Ders alacağımız çok detay var
İKONİK İtalyan şehri Venedik önemli bir karar aldı.
Kitle turizminin kentteki baskısını azaltmak için turist gruplarının büyüklüğüne yeni sınırlamalar getirdi.
Haziran ayından itibaren en fazla 25 kişilik gruplar halinde Venedik gezilebilecek. Venedik Belediyesi'nin aldığı yeni kararlarda birçok detay var.
Örneğin Venedik genelinde hoparlör kullanımı da yasaklandı.
Kentin güvenliğinden sorumlu yetkilisi Elisabetta Pesce, Venedik'in tarihi merkezi kadar yoğun olarak ziyaret edilen Murano, Burano ve Torcello adalarında da ek önlemler alacaklarını söyledi. Venedik'i gezmek isteyenler artık kişi başı 5 Euro da ödemek zorunda...
Bu uygulamaların ortaya atılmasında bazı hedefler var.
Birincisi kentin düzenini sağlamak, kalabalıkların verdiği zararları en aza indirmek; daha uzun ziyaretleri teşvik etmek ve Venedik sakinlerinin yaşam kalitesini artırmak...
Birleşmiş Milletler Kültür Ajansı, Venedik'i UNESCO'nun tehlike altındaki miras alanları listesine koymuş; bu tarihi şehrin turizmin kırılgan etkileriyle karşı karşıya kaldığını açıklamıştı.
Venedik; büyük yolcu gemilerinin Giudecca Kanalı üzerinden gelişini de sınırlamıştı.
Neden Venedik'i örnek gösteriyorum
Bu örnekleri bütün dünyadan vermek mümkün...
Bizim de gözümüz gibi bakmamız gereken yerler var.
Örneğin Çeşme, örneğin Bodrum...
Bana göre Türkiye'nin başarısız kentleşmesine örnek verebileceğimiz bir Alaçatı...
Şimdi Venedik'in yaptığı bu düzenlemeleri biz hayata geçirsek ya da bazı uygulamaları alıp buralarda uygulasakk; biliyorum çok ağır eleştiriler yapılacak.
Ama Venedik gibi tarihi şehirler geleceği gördükleri için bu önlemleri çok önceden alıyorlar.
Bakın burada çok kez yazdım.
Alaçatı Türk turizmi için harika bir modeldi.
Biz ne yaptık
Her yeri her yere benzetme alışkanlığından Alaçatı'yı da popüler kültüre malzeme yaptık.
Sokağa taşmayan müzik yerine sokaklarda eğlenen bir Alaçatı yarattık.
Sokaklar, caddeler yürüyenlerin değil; işletmelerin masa koydukları yerler haline getirdik.
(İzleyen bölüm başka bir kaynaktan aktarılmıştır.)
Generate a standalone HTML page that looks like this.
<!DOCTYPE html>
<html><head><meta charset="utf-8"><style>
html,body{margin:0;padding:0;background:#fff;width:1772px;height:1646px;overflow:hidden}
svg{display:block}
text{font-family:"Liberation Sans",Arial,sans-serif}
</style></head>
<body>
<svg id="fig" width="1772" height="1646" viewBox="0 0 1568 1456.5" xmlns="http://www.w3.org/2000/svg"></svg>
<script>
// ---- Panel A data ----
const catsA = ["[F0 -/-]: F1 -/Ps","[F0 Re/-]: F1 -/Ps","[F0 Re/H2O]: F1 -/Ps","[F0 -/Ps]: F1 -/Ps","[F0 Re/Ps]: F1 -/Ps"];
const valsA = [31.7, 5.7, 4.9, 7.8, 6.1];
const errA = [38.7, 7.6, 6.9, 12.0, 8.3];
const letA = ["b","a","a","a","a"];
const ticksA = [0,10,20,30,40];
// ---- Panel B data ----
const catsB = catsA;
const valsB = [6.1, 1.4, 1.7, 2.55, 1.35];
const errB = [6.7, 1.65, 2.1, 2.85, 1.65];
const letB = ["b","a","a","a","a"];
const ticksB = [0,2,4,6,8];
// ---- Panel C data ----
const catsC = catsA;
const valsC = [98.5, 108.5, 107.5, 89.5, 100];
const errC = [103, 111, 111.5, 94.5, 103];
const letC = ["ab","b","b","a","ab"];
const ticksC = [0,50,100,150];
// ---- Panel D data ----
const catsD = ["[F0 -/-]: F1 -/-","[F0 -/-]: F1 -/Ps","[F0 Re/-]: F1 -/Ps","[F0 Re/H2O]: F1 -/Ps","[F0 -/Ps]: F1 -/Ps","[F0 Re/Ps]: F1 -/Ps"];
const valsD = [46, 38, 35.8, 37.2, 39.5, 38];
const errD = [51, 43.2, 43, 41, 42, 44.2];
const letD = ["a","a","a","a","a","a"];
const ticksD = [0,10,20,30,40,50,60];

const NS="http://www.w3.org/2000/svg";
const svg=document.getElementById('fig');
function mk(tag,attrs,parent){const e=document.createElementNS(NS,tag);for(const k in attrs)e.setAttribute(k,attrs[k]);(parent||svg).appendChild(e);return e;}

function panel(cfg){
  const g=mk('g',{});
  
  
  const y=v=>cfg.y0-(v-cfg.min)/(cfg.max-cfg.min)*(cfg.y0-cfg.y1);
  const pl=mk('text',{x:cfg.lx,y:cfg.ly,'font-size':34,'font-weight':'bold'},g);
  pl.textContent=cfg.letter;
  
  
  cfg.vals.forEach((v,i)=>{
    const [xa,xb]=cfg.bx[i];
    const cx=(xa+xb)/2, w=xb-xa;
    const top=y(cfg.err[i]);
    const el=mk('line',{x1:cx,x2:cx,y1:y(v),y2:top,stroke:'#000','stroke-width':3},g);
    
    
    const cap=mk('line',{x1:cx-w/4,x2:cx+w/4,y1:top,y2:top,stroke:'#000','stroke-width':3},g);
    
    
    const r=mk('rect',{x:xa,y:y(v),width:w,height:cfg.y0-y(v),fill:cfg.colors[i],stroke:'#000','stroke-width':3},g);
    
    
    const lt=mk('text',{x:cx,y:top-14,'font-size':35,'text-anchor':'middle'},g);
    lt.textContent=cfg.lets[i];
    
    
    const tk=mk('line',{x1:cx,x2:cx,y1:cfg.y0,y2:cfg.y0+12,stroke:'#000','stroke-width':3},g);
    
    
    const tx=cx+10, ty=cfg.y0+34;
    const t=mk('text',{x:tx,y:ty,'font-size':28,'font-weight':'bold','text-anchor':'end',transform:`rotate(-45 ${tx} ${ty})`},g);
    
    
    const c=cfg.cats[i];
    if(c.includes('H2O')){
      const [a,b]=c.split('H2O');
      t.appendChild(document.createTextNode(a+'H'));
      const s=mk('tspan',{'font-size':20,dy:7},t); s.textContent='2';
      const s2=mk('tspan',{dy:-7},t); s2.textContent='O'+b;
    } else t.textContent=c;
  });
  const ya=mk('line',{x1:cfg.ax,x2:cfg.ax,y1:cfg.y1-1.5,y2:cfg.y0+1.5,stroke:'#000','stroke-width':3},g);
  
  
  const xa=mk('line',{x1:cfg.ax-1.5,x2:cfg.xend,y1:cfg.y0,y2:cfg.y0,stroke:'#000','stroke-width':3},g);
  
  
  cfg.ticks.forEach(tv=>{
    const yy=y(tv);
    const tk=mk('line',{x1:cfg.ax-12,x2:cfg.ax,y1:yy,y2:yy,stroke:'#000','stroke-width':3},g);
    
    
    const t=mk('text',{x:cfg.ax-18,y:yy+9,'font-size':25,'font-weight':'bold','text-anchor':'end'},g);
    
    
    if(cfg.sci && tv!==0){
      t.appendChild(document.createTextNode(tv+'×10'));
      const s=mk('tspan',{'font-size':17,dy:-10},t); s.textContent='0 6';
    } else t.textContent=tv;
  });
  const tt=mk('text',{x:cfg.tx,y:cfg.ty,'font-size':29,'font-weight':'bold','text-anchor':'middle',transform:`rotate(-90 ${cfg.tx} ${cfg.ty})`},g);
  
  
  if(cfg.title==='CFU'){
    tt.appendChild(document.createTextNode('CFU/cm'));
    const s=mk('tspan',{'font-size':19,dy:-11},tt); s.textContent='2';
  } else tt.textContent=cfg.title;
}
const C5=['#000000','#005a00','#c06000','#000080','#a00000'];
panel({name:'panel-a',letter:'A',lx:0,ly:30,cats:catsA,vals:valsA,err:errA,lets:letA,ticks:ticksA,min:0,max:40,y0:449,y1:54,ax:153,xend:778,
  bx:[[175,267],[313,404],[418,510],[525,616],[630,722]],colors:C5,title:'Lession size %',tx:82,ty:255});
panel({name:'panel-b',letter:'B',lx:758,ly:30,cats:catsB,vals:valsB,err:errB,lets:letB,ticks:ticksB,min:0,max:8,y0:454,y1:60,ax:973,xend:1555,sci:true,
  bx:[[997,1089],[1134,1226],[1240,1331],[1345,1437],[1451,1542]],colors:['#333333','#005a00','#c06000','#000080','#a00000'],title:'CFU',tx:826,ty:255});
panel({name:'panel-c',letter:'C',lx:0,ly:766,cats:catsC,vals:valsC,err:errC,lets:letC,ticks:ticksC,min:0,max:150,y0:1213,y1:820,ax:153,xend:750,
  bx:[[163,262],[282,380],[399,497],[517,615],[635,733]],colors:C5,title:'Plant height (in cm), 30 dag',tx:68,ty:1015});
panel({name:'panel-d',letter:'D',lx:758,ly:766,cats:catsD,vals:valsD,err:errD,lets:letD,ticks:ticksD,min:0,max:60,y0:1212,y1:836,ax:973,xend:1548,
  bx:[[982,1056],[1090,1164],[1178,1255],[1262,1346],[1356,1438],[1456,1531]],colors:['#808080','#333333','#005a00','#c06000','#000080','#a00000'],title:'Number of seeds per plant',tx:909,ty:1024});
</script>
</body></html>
Sabaha kadar devam eden müziğe özgürlük dedik.
Ama buraya yatırım yapan, burada yaşamak isteyen insanları göz ardı ettik.
Venedik'e her yıl milyonlarca turist geliyor ve bu azalmıyor.
Buna rağmen Venedik'i yönetenler kentin dinamiklerine göze alarak uygulanabilir kararlar alıyor.
Şehirleşme işte böyle bir şey...
Koruma, korunma işte böyle bir anlayış...
Ders alacağımız çok şey var.
Çok katlı yapılara karşı değilim ama...
BUGÜN inşaat teknolojileri o kadar gelişti ki; modern, akıllı binaları yapmak mümkün...
Ama bunları nereye yapıyorsunuz
Kentin tam ortasına mı, merkezine mi; yoksa mevcut şehir yerine başka bir yere mi
Örneğin İzmir'in Bayraklı bölgesinde çok katlı binalar yükseliyor.
Önce biraz hoşumuza gitti ama sayıları arttıkça kentin siluetinin değiştiğini gördük.
Şimdi soruyorum.
Paris'te, Londra'da, Berlin'de kentin siluetini bozacak bir imar değişikliğine izin verilir mi
Asla verilmez...
Eğer ikinci bir İzmir, İstanbul, Ankara yaratmak istiyorsak; kentin farklı bir bölgesinde ve farklı bir altyapıyla bu yapıları yapmak çok daha doğruydu.
Şimdi depremin de etkisiyle çok katlı yapılara ilginin azaldığı söyleniyor.
Ama bu rezerv bölgelerin de bu tür imarlı olduğu ve bekleyen çok sayıda proje de olduğunu biliyoruz.